What is congenital adrenal hyperplasia?
Congenital adrenal hyperplasia (CAH) refers to any of several autosomal recessive diseases resulting from defects in steps of the synthesis of cortisol from cholesterol by the adrenal glands. Most of these diseases involve excessive or defective production of sex steroids and can pervert or impair development of primary or secondary sex characteristics in affected
infants, children, and adults. Only a small minority of people with CAH can be said to have an intersex condition, but this attracted American public attention in the late 1990s and many accounts of varying accuracy have appeared in the popular media.
The human body has two adrenal glands, one on top of each kidney. These glands form part of the endocrine system, which works in conjunction with the nervous system and the immune system to help the body cope with different events and stresses. Adrenaline is the most well known hormone secreted by the adrenal glands. Other important hormones include cortisol, aldosterone and the sex hormone androgen. All these hormones are synthesised from cholesterol, which is an oily substance manufactured by the body and found in animal, and some vegetable, products. Particular enzymes are needed to help convert cholesterol into the adrenal hormones. The underlying problem in CAH is that that not enough of these enzymes are produced. This is due to a genetic or inherited 'fault'. The symptoms of the disorder depend on the particular enzymes affected. There is no cure for CAH, but the disorder can be managed very well with medications.

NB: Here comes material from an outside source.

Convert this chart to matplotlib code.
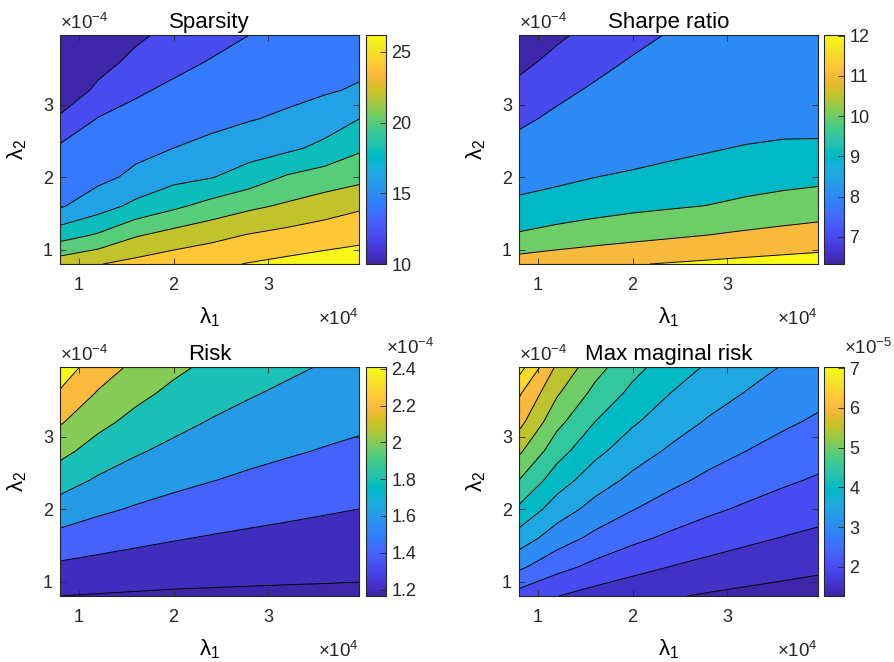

Congenital adrenal hyperplasia (CAH) is a form of adrenal insufficiency in which the enzyme that produces two important adrenal steroid hormones, cortisol and aldosterone, is deficient. Because cortisol production is impeded, the adrenal gland instead overproduces androgens (male steroid hormones). Females with CAH are born with an enlarged clitoris and normal internal reproductive tract structures. Males have normal genitals at birth. CAH causes abnormal growth for both sexes; patients will be tall as children and short as adults. Females develop male characteristics, and males experience premature sexual development.
In its most severe form, called salt-wasting CAH, a life-threatening adrenal crisis can occur if the disorder is untreated. Adrenal crisis can cause dehydration, shock, and death within 14 days of birth. There is also a mild form of CAH that occurs later in childhood or young adult life in which patients have partial enzyme deficiency. CAH, a genetic disorder, is the most common adrenal gland disorder in infants and children, occurring in one in 10,000 total births worldwide. It affects both females and males. It is also called adrenogenital syndrome.